_Direction_
Set down, exactly as written, the lines from the top of the data to the line that holds "text_color = '#333333'", and omit the pictures.

_Dataset content_
----

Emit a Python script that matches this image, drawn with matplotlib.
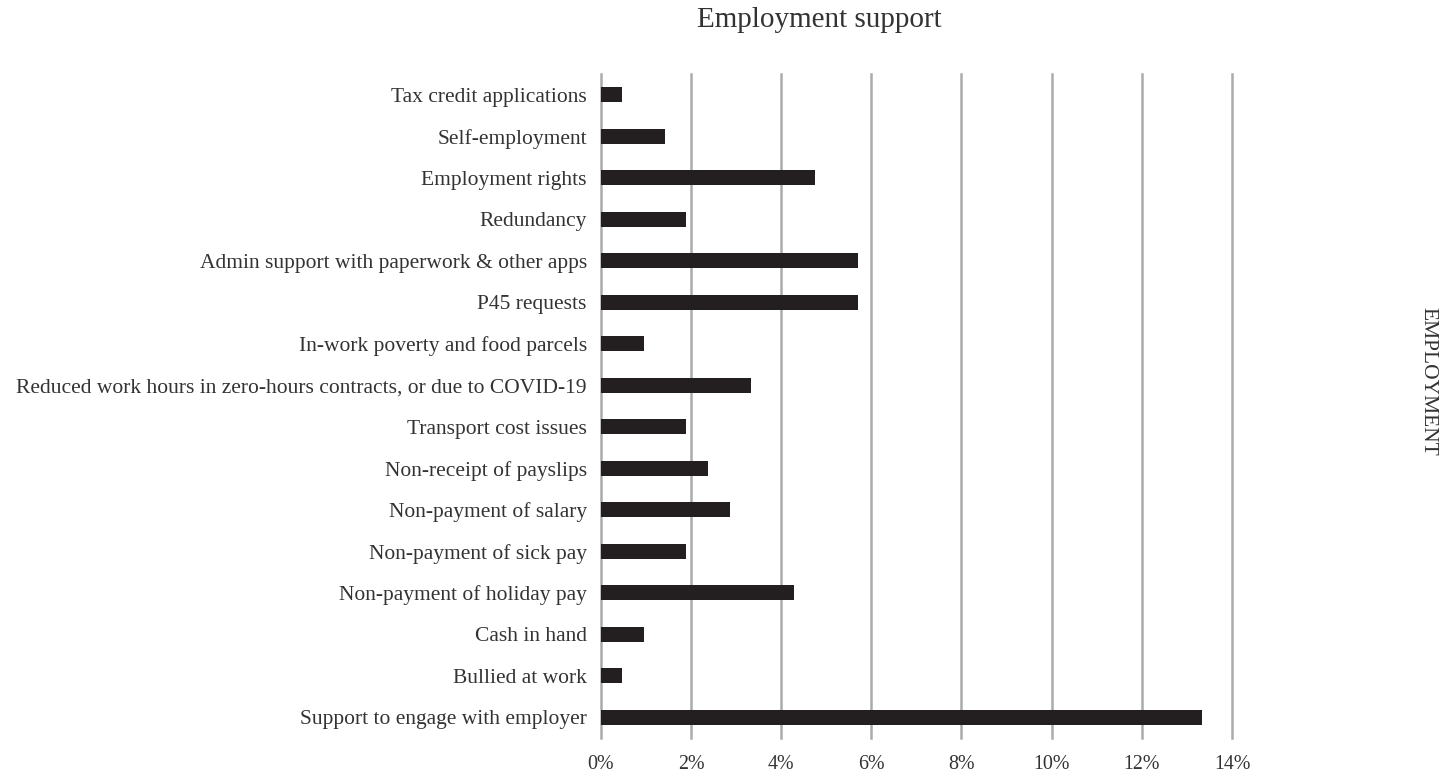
import matplotlib
matplotlib.use("Agg")
import matplotlib.pyplot as plt
from matplotlib.ticker import FuncFormatter, MultipleLocator

categories = [
    "Tax credit applications",
    "Self-employment",
    "Employment rights",
    "Redundancy",
    "Admin support with paperwork & other apps",
    "P45 requests",
    "In-work poverty and food parcels",
    "Reduced work hours in zero-hours contracts, or due to COVID-19",
    "Transport cost issues",
    "Non-receipt of payslips",
    "Non-payment of salary",
    "Non-payment of sick pay",
    "Non-payment of holiday pay",
    "Cash in hand",
    "Bullied at work",
    "Support to engage with employer",
]
shares = [0.48, 1.43, 4.76, 1.90, 5.71, 5.71, 0.95, 3.33,
          1.90, 2.38, 2.86, 1.90, 4.29, 0.95, 0.48, 13.33]

plt.rcParams['font.family'] = ['Liberation Serif', 'DejaVu Serif']
text_color = '#333333'

fig = plt.figure(figsize=(14.52, 7.74), dpi=100)
ax = fig.add_axes([600.7 / 1452, 1 - 738 / 774, (1232 - 600.7) / 1452, (738 - 74) / 774])

ypos = list(range(len(categories)))
ax.barh(ypos, shares, height=0.354, color='#231f20', zorder=3)
ax.set_ylim(len(categories) - 0.5, -0.5)
ax.set_yticks(ypos)
ax.set_yticklabels(categories, fontsize=15.5, color=text_color)

ax.set_xlim(0, 14)
ax.xaxis.set_major_locator(MultipleLocator(2))
ax.xaxis.set_major_formatter(FuncFormatter(lambda v, p: f"{v:.0f}%"))
ax.tick_params(axis='x', labelsize=14.4, labelcolor=text_color, length=0, pad=12)
ax.tick_params(axis='y', length=0, pad=10)
ax.grid(axis='x', color='#a9abae', linewidth=1.8, zorder=0)
for line in ax.get_xgridlines():
    line.set_clip_on(False)
for s in ax.spines.values():
    s.set_visible(False)

fig.text(819 / 1452, 1 - 20 / 774, "Employment support", ha='center', va='center',
         fontsize=21, color=text_color)
fig.text(1428 / 1452, 1 - 381 / 774, "EMPLOYMENT", ha='center', va='center',
         rotation=-90, fontsize=15.5, color=text_color)

fig.savefig("out.png", dpi=100, facecolor='white')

----

_Problem solution_
Emit a Python script that matches this image, drawn with matplotlib.
import matplotlib
matplotlib.use("Agg")
import matplotlib.pyplot as plt
from matplotlib.ticker import FuncFormatter, MultipleLocator

categories = [
    "Tax credit applications",
    "Self-employment",
    "Employment rights",
    "Redundancy",
    "Admin support with paperwork & other apps",
    "P45 requests",
    "In-work poverty and food parcels",
    "Reduced work hours in zero-hours contracts, or due to COVID-19",
    "Transport cost issues",
    "Non-receipt of payslips",
    "Non-payment of salary",
    "Non-payment of sick pay",
    "Non-payment of holiday pay",
    "Cash in hand",
    "Bullied at work",
    "Support to engage with employer",
]
shares = [0.48, 1.43, 4.76, 1.90, 5.71, 5.71, 0.95, 3.33,
          1.90, 2.38, 2.86, 1.90, 4.29, 0.95, 0.48, 13.33]

plt.rcParams['font.family'] = ['Liberation Serif', 'DejaVu Serif']
text_color = '#333333'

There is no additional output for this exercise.